The developer, Ginn Co., is seeking to annex the property to Minturn, but the unfolding plan is sure to have huge impacts on Red Cliff, an even smaller community. Plans submitted by the company to Minturn propose 80 to 100 employee homes on the outskirts of Red Cliff, in a drainage called Willow Creek.

Visiting Red Cliff, the Vail daily found a mixed reaction. “It’s not fair to Red Cliff to make Minturn make those decisions on our borders,” said Jim Bradford, a former town trustee. But Tim Parks, who owns most of the town’s businesses, likes the idea of more people with paychecks living on the edge of Red Cliff. “We need more people with good year-round paying jobs,” he said.

 

Global warming exaggerated

DURANGO, Colo. – The opinion about climate change is somewhat short of unanimous among scientists. Among those scientists tilting against the global warming windmill is Roger Cohen, a physicist with training at the Massachusetts Institute of Technology and a doctorate from Rutgers.

Cohen, who lives in Durango, charges that global warming data is distorted by experts. For example it was reported on Dec. 15 that the warming trend continued in 2006. In fact, last year was “preliminarily the coolest in the past five years,” he told the Durango Herald. “Statistically, global temperatures have remained static from 1998 on.”

He concedes that the glacier on Mt. Kilimanjaro has been receding for 200 years, but says the rate of melting has slowed in the last 50 years. He also argues that the computer models used to predict global warming during the 21 st century are not useful.

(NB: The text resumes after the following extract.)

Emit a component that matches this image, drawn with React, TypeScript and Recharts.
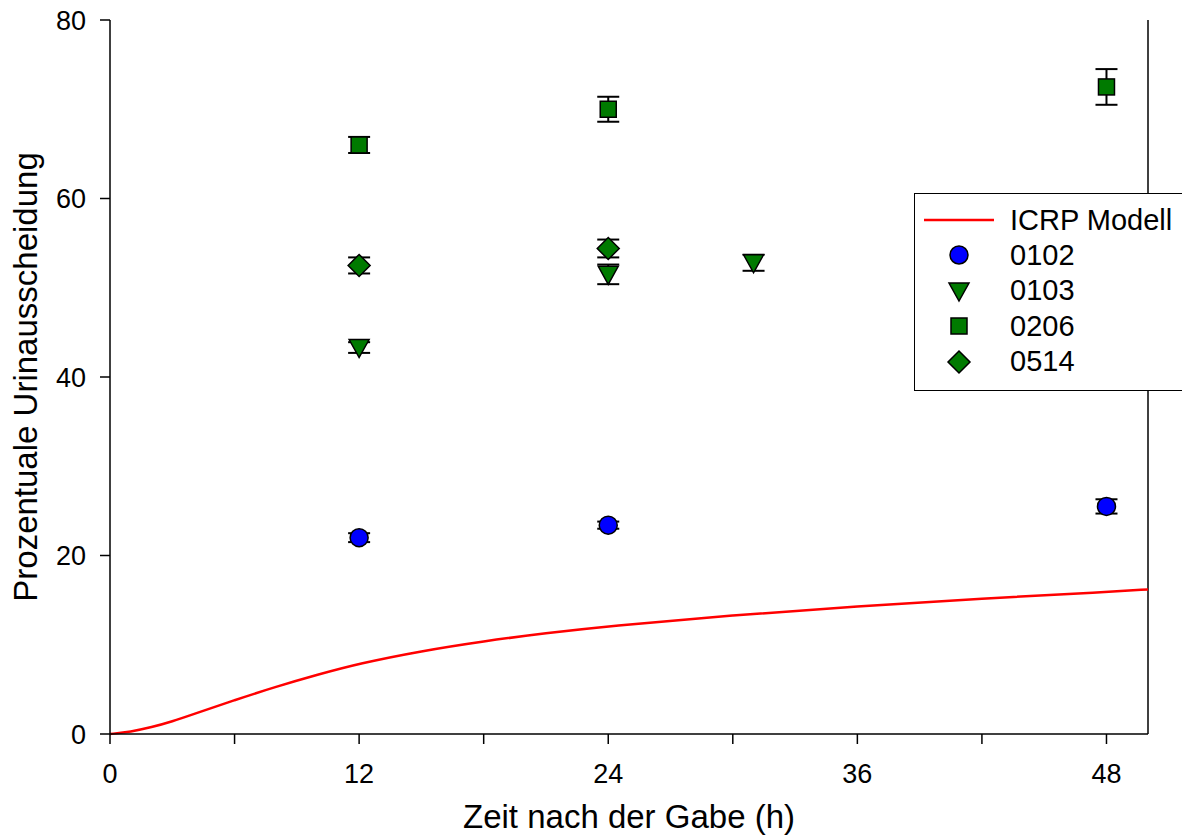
import React from "react";
import {
  ComposedChart,
  Line,
  Scatter,
  ErrorBar,
  XAxis,
  YAxis,
  ReferenceLine,
} from "recharts";

// ICRP model curve (h, %)
const icrpModell = [
  { x: 0, y: 0 },
  { x: 1, y: 0.25 },
  { x: 2, y: 0.75 },
  { x: 3, y: 1.4 },
  { x: 4, y: 2.2 },
  { x: 6, y: 3.8 },
  { x: 8, y: 5.3 },
  { x: 10, y: 6.65 },
  { x: 12, y: 7.9 },
  { x: 15, y: 9.3 },
  { x: 18, y: 10.4 },
  { x: 21, y: 11.3 },
  { x: 24, y: 12.1 },
  { x: 30, y: 13.3 },
  { x: 36, y: 14.3 },
  { x: 42, y: 15.2 },
  { x: 48, y: 15.9 },
  { x: 50, y: 16.2 },
];

const p0102 = [
  { x: 12, y: 22.0, err: 0.5 },
  { x: 24, y: 23.4, err: 0.4 },
  { x: 48, y: 25.5, err: 0.8 },
];
const p0103 = [
  { x: 12, y: 43.3, err: 0.6 },
  { x: 24, y: 51.5, err: 1.1 },
  { x: 31, y: 52.8, err: 0.9 },
];
const p0206 = [
  { x: 12, y: 66.0, err: 0.9 },
  { x: 24, y: 70.0, err: 1.4 },
  { x: 48, y: 72.5, err: 2.0 },
];
const p0514 = [
  { x: 12, y: 52.5, err: 0.9 },
  { x: 24, y: 54.4, err: 1.0 },
];

const xTicks = [0, 6, 12, 18, 24, 30, 36, 42, 48];
const xLabels = [0, 12, 24, 36, 48];
const yTicks = [0, 20, 40, 60, 80];

const FONT = "'Liberation Sans', Arial, sans-serif";
const GREEN = "#007a00";

type Shape = "circle" | "triangle" | "square" | "diamond";

function marker(kind: Shape, cx: number, cy: number, fill: string) {
  const common = { fill, stroke: "#000", strokeWidth: 1.5 };
  if (kind === "circle") return <circle cx={cx} cy={cy} r={9} {...common} />;
  if (kind === "triangle")
    return (
      <polygon
        points={`${cx - 10},${cy - 8} ${cx + 10},${cy - 8} ${cx},${cy + 10}`}
        {...common}
      />
    );
  if (kind === "square")
    return <rect x={cx - 8} y={cy - 8} width={16} height={16} {...common} />;
  return (
    <polygon
      points={`${cx},${cy - 11} ${cx + 11},${cy} ${cx},${cy + 11} ${cx - 11},${cy}`}
      {...common}
    />
  );
}

const series: { name: string; data: typeof p0102; shape: Shape; fill: string }[] = [
  { name: "0102", data: p0102, shape: "circle", fill: "#0000ff" },
  { name: "0103", data: p0103, shape: "triangle", fill: GREEN },
  { name: "0206", data: p0206, shape: "square", fill: GREEN },
  { name: "0514", data: p0514, shape: "diamond", fill: GREEN },
];

const ROW = 35.4;
const FIRST = 26;

function LegendBox() {
  const row = (i: number, icon: React.ReactNode, text: string) => (
    <div
      key={text}
      style={{
        position: "absolute",
        left: 0,
        top: FIRST + i * ROW - 15,
        height: 30,
        display: "flex",
        alignItems: "center",
      }}
    >
      <svg width={95} height={30} style={{ flex: "none" }}>
        {icon}
      </svg>
      <span style={{ whiteSpace: "nowrap" }}>{text}</span>
    </div>
  );
  return (
    <div
      style={{
        position: "absolute",
        left: 914,
        top: 193,
        width: 290,
        height: 198,
        border: "1.5px solid #000",
        background: "#fff",
        fontFamily: FONT,
        fontSize: 29,
        boxSizing: "border-box",
        lineHeight: 1,
      }}
    >
      {row(
        0,
        <line x1={9} x2={79} y1={15} y2={15} stroke="#ff0000" strokeWidth={2.5} />,
        "ICRP Modell"
      )}
      {series.map((s, i) => row(i + 1, marker(s.shape, 44, 15, s.fill), s.name))}
    </div>
  );
}

export default function App() {
  return (
    <div style={{ width: 1182, height: 839, position: "relative", overflow: "hidden" }}>
      <style>{`body{margin:0;background:#fff}`}</style>
      <ComposedChart
        width={1182}
        height={839}
        margin={{ top: 20, right: 34, bottom: 0, left: 0 }}
        style={{ fontFamily: FONT }}
      >
        <XAxis
          type="number"
          dataKey="x"
          domain={[0, 50]}
          ticks={xTicks}
          allowDataOverflow
          tickFormatter={(v: number) => (xLabels.includes(v) ? String(v) : "")}
          stroke="#000"
          strokeWidth={1.5}
          tickSize={10}
          tick={{ fill: "#000", fontSize: 27, dy: 18 }}
          height={105}
          label={{
            value: "Zeit nach der Gabe (h)",
            position: "insideBottom",
            offset: 11,
            fill: "#000",
            fontSize: 33,
          }}
        />
        <YAxis
          type="number"
          domain={[0, 80]}
          ticks={yTicks}
          stroke="#000"
          strokeWidth={1.5}
          tickSize={10}
          tick={{ fill: "#000", fontSize: 27, dx: -12 }}
          width={110}
          label={{
            value: "Prozentuale Urinausscheidung",
            angle: -90,
            position: "insideLeft",
            offset: 25,
            style: { textAnchor: "middle" },
            fill: "#000",
            fontSize: 33,
          }}
        />
        <ReferenceLine x={50} stroke="#000" strokeWidth={1.5} />
        <Line
          data={icrpModell}
          dataKey="y"
          type="basis"
          stroke="#ff0000"
          strokeWidth={2.5}
          dot={false}
          isAnimationActive={false}
        />
        {series.map((s) => (
          <Scatter
            key={s.name}
            name={s.name}
            data={s.data}
            dataKey="y"
            isAnimationActive={false}
            shape={(p: any) => marker(s.shape, p.cx, p.cy, s.fill)}
          >
            <ErrorBar dataKey="err" direction="y" width={11} stroke="#000" strokeWidth={2} />
          </Scatter>
        ))}
      </ComposedChart>
      <LegendBox />
    </div>
  );
}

Cohen also disputes the concept of peak oil. The idea is that the world has or soon will reach peak production of oil, even as demand for oil ramps up. While a geophysicist named Marion King Hubbert did correctly predict peak U.S. oil production in 1970, the diminished level of production is far higher than what Hubbert had predicted.

“If I’m right, (carbon dioxide) emissions will peak by mid-century, and by the year 2100 the world will have a nearly emission-less energy system.”